On that subject, there’s going to be some kind of “issue” tomorrow. I’ve had a letter inviting me for an appointment wit ths surgeon – at that private hospital. And as regular readers of this rubbish will recall, I have vowed never to put a single foot on the premises of that maudit établissement ever again.
So tomorrow I’m going to ring him up to tell him, and to tell him why. Fool me once, shame on you. But fool me twice, shame on me.
After the nurse left I had breakfast and then a leisurely start to the day.
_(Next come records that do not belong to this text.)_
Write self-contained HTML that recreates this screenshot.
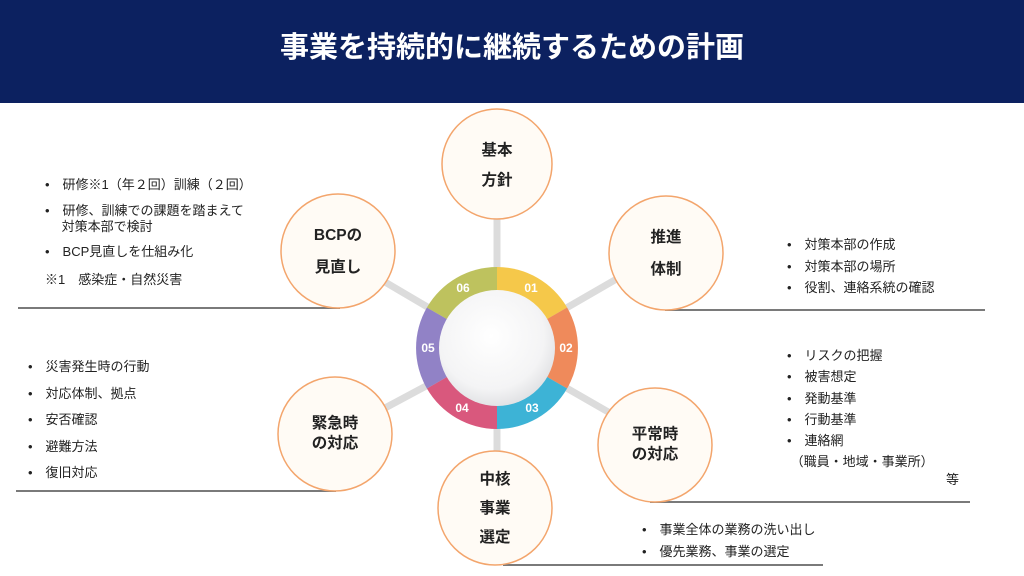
<!DOCTYPE html>
<html><head><meta charset="utf-8"><style>
body{margin:0;width:1024px;height:576px;overflow:hidden;background:#fff;font-family:"Liberation Sans","Noto Sans CJK JP",sans-serif;position:relative}
.hdr{position:absolute;left:0;top:0;width:1024px;height:103px;background:#0c2160;color:#fff;font-weight:bold;font-size:29px;text-align:center;line-height:96px}
.t{position:absolute;font-size:13px;color:#222;white-space:nowrap;line-height:16px}
.c{position:absolute;font-size:15.5px;font-weight:bold;color:#222;text-align:center;white-space:nowrap}
.ln{position:absolute;height:2px;background:#7a7a7a}
</style></head><body>
<div class="hdr">事業を持続的に継続するための計画</div>
<div class="ln" style="left:18px;top:307px;width:322px"></div>
<div class="ln" style="left:665px;top:309px;width:320px"></div>
<div class="ln" style="left:16px;top:490px;width:320px"></div>
<div class="ln" style="left:650px;top:501px;width:320px"></div>
<div class="ln" style="left:503px;top:564px;width:320px"></div>
<svg width="1024" height="576" style="position:absolute;left:0;top:0">
<defs><radialGradient id="g" cx="45%" cy="40%" r="65%"><stop offset="0" stop-color="#fff"/><stop offset="0.7" stop-color="#f4f4f5"/><stop offset="1" stop-color="#dcdde0"/></radialGradient></defs>
<g stroke="#dcdcdc" stroke-width="7" stroke-linecap="round">
<line x1="497" y1="348" x2="497" y2="210"/>
<line x1="497" y1="348" x2="620" y2="277"/>
<line x1="497" y1="348" x2="610" y2="413"/>
<line x1="497" y1="348" x2="497" y2="455"/>
<line x1="497" y1="348" x2="385" y2="408"/>
<line x1="497" y1="348" x2="385" y2="282"/>
</g>
<g transform="translate(497,348)">
<path d="M0,-81 A81 81 0 0 1 70.1,-40.5 L0,0Z" fill="#f5c84a"/>
<path d="M70.1,-40.5 A81 81 0 0 1 70.1,40.5 L0,0Z" fill="#ef8a5b"/>
<path d="M70.1,40.5 A81 81 0 0 1 0,81 L0,0Z" fill="#3db3d6"/>
<path d="M0,81 A81 81 0 0 1 -70.1,40.5 L0,0Z" fill="#d9587d"/>
<path d="M-70.1,40.5 A81 81 0 0 1 -70.1,-40.5 L0,0Z" fill="#9182c6"/>
<path d="M-70.1,-40.5 A81 81 0 0 1 0,-81 L0,0Z" fill="#bec25e"/>
<circle r="58" fill="url(#g)"/>
<g fill="#fff" font-size="12" font-weight="bold" font-family="Liberation Sans,sans-serif" text-anchor="middle">
<text x="34" y="-56">01</text><text x="69" y="4">02</text><text x="35" y="64">03</text>
<text x="-35" y="64">04</text><text x="-69" y="4">05</text><text x="-34" y="-56">06</text></g>
</g>
<g fill="#fffbf5" stroke="#f3a56c" stroke-width="1.5">
<circle cx="497" cy="164" r="55"/>
<circle cx="666" cy="253" r="57"/>
<circle cx="655" cy="445" r="57"/>
<circle cx="495" cy="508" r="57"/>
<circle cx="335" cy="434" r="57"/>
<circle cx="338" cy="251" r="57"/>
</g>
</svg>
<div class="c" style="left:447px;top:136px;width:100px;line-height:30px">基本<br>方針</div>
<div class="c" style="left:616px;top:222px;width:100px;line-height:32px">推進<br>体制</div>
<div class="c" style="left:605px;top:425px;width:100px;line-height:20px">平常時<br>の対応</div>
<div class="c" style="left:445px;top:465px;width:100px;line-height:29px">中核<br>事業<br>選定</div>
<div class="c" style="left:285px;top:414px;width:100px;line-height:20px">緊急時<br>の対応</div>
<div class="c" style="left:288px;top:220px;width:100px;line-height:32px">BCPの<br>見直し</div>
<div class="t" style="left:45px;top:177px">•　研修※1（年２回）訓練（２回）</div>
<div class="t" style="left:45px;top:203px">•　研修、訓練での課題を踏まえて<br>　 対策本部で検討</div>
<div class="t" style="left:45px;top:244px">•　BCP見直しを仕組み化</div>
<div class="t" style="left:45px;top:272px">※1　感染症・自然災害</div>
<div class="t" style="left:787px;top:234px;line-height:21.5px">•　対策本部の作成<br>•　対策本部の場所<br>•　役割、連絡系統の確認</div>
<div class="t" style="left:787px;top:345px;line-height:21.3px">•　リスクの把握<br>•　被害想定<br>•　発動基準<br>•　行動基準<br>•　連絡網<br>&nbsp;（職員・地域・事業所）</div>
<div class="t" style="left:946px;top:472px">等</div>
<div class="t" style="left:28px;top:354px;line-height:26.5px">•　災害発生時の行動<br>•　対応体制、拠点<br>•　安否確認<br>•　避難方法<br>•　復旧対応</div>
<div class="t" style="left:642px;top:519px;line-height:22px">•　事業全体の業務の洗い出し<br>•　優先業務、事業の選定</div>
</body></html>
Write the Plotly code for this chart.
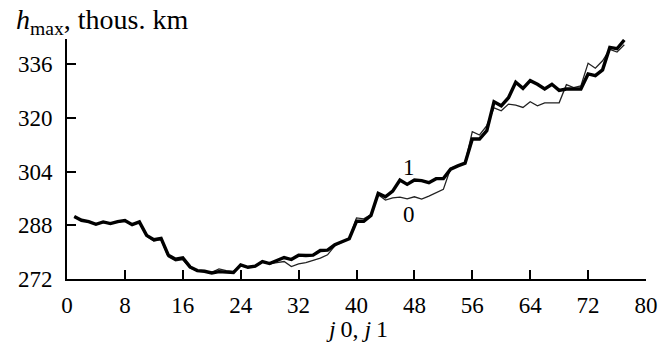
import plotly.graph_objects as go

x_vals = list(range(1, 78))

h1 = [290.6, 289.5, 289.1, 288.3, 289.0, 288.5, 289.1, 289.4, 288.2, 289.0,
      285.0, 283.7, 284.1, 279.1, 277.9, 278.3, 275.6, 274.5, 274.3, 273.8,
      274.2, 274.0, 273.9, 276.2, 275.5, 275.8, 277.2, 276.6, 277.5, 278.4,
      277.8, 279.1, 279.0, 279.1, 280.5, 280.6, 282.2, 283.0, 284.0, 289.2,
      289.2, 290.9, 297.5, 296.5, 298.2, 301.5, 300.2, 301.5, 301.3, 300.7,
      301.9, 301.9, 304.7, 305.7, 306.5, 313.7, 313.7, 316.2, 324.8, 323.6,
      326.0, 330.6, 328.8, 331.1, 330.0, 328.6, 330.0, 328.2, 328.6, 328.6,
      328.6, 333.1, 332.6, 334.3, 341.0, 340.6, 343.2]

h0 = [290.5, 289.4, 289.0, 288.2, 288.9, 288.4, 289.0, 289.3, 288.1, 288.9,
      284.7, 283.3, 283.7, 278.6, 277.4, 277.8, 275.3, 274.4, 274.2, 274.0,
      275.0, 274.5, 274.3, 276.0, 275.4, 275.7, 277.0, 276.5, 276.9, 277.2,
      275.7, 276.5, 276.9, 277.6, 278.2, 279.2, 281.9, 283.0, 284.0, 290.2,
      289.9, 291.2, 297.1, 295.5, 296.2, 296.4, 295.9, 296.5, 295.8, 296.7,
      297.7, 298.7, 305.0, 305.8, 306.6, 315.9, 314.9, 317.7, 323.0, 322.1,
      324.1, 323.8, 323.1, 324.8, 323.6, 324.5, 324.5, 324.5, 329.9, 329.0,
      329.5, 336.3, 334.8, 337.0, 340.4, 339.6, 341.8]

x_ticks = [0, 8, 16, 24, 32, 40, 48, 56, 64, 72, 80]
y_ticks = [272, 288, 304, 320, 336]

FONT = "Liberation Serif"

fig = go.Figure()
fig.add_trace(go.Scatter(x=x_vals, y=h0, mode="lines",
                         line=dict(color="#222222", width=1.3), name="0"))
fig.add_trace(go.Scatter(x=x_vals, y=h1, mode="lines",
                         line=dict(color="#000000", width=3.4), name="1"))

fig.update_layout(
    width=669, height=353,
    margin=dict(l=67, r=23, t=39, b=74, autoexpand=False),
    paper_bgcolor="white", plot_bgcolor="white",
    showlegend=False,
    font=dict(family=FONT, size=23, color="black"),
)
fig.update_xaxes(range=[0, 80], tickvals=x_ticks, ticktext=[str(v) for v in x_ticks],
                 showline=True, linecolor="black", linewidth=2,
                 ticks="inside", ticklen=9, tickwidth=2, tickcolor="black",
                 showgrid=False, zeroline=False, automargin=False,
                 tickfont=dict(family=FONT, size=23), ticklabelstandoff=4)
fig.update_yaxes(range=[272, 343.5], tickvals=y_ticks, ticktext=[str(v) for v in y_ticks],
                 showline=True, linecolor="black", linewidth=2,
                 ticks="inside", ticklen=9, tickwidth=2, tickcolor="black",
                 showgrid=False, zeroline=False, automargin=False,
                 tickfont=dict(family=FONT, size=23), ticklabelstandoff=8)

fig.add_annotation(x=47.2, y=305.3, xref="x", yref="y", text="1", showarrow=False,
                   font=dict(family=FONT, size=23))
fig.add_annotation(x=47.2, y=291.2, xref="x", yref="y", text="0", showarrow=False,
                   font=dict(family=FONT, size=23))
fig.add_annotation(x=40, y=-0.21, xref="x", yref="paper",
                   text="<i>j</i>\u20090, <i>j</i>\u20091",
                   showarrow=False, yanchor="middle", font=dict(family=FONT, size=24))
fig.add_annotation(x=-0.092, y=1.155, xref="paper", yref="paper",
                   text="<i>h</i><sub>max</sub>, thous. km",
                   showarrow=False, xanchor="left", yanchor="top",
                   font=dict(family=FONT, size=28))

fig.write_html("out.html", config={"displayModeBar": False},
               post_script="document.body.style.margin='0';document.body.style.overflow='hidden';")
Once I’d awoken properly I made a start on the fourth of the five lots of dictation that I did on Saturday night. That’s now completely edited, the programme is assembled, the final track is chosen and the notes for it written, awaiting dictation.
And then I waded into the fifth one and that’s over halfway through. Hopefully I can finish that by tomorrow lunchtime and I can get on with other things. I have something in mind for this week that’s quite exciting.
My cleaner stuck her head in here to drop off the letter from the hospital and for a chat. She seems to be quite cheerful and perky today which is good news.
Tea tonight was a stuffed pepper with pasta and veg. And I think that at some point this week I may have to send off a food order. supplies are holding up but you can never allow yourself to run short when you are in no position yourself to go and stock up.
So let’s see if I can have a decent sleep tonight and a nice lie-in tomorrow morning
Not much chance of that though. I’ll have to keep on bashing away at this until I move downstairs. And then I’m going to buy the biggest microwave oven that I can find.
… "why would you want to do that?" – ed …
"So that I can put my bed in it. That way I can have my eight hours sleep in just twenty minutes."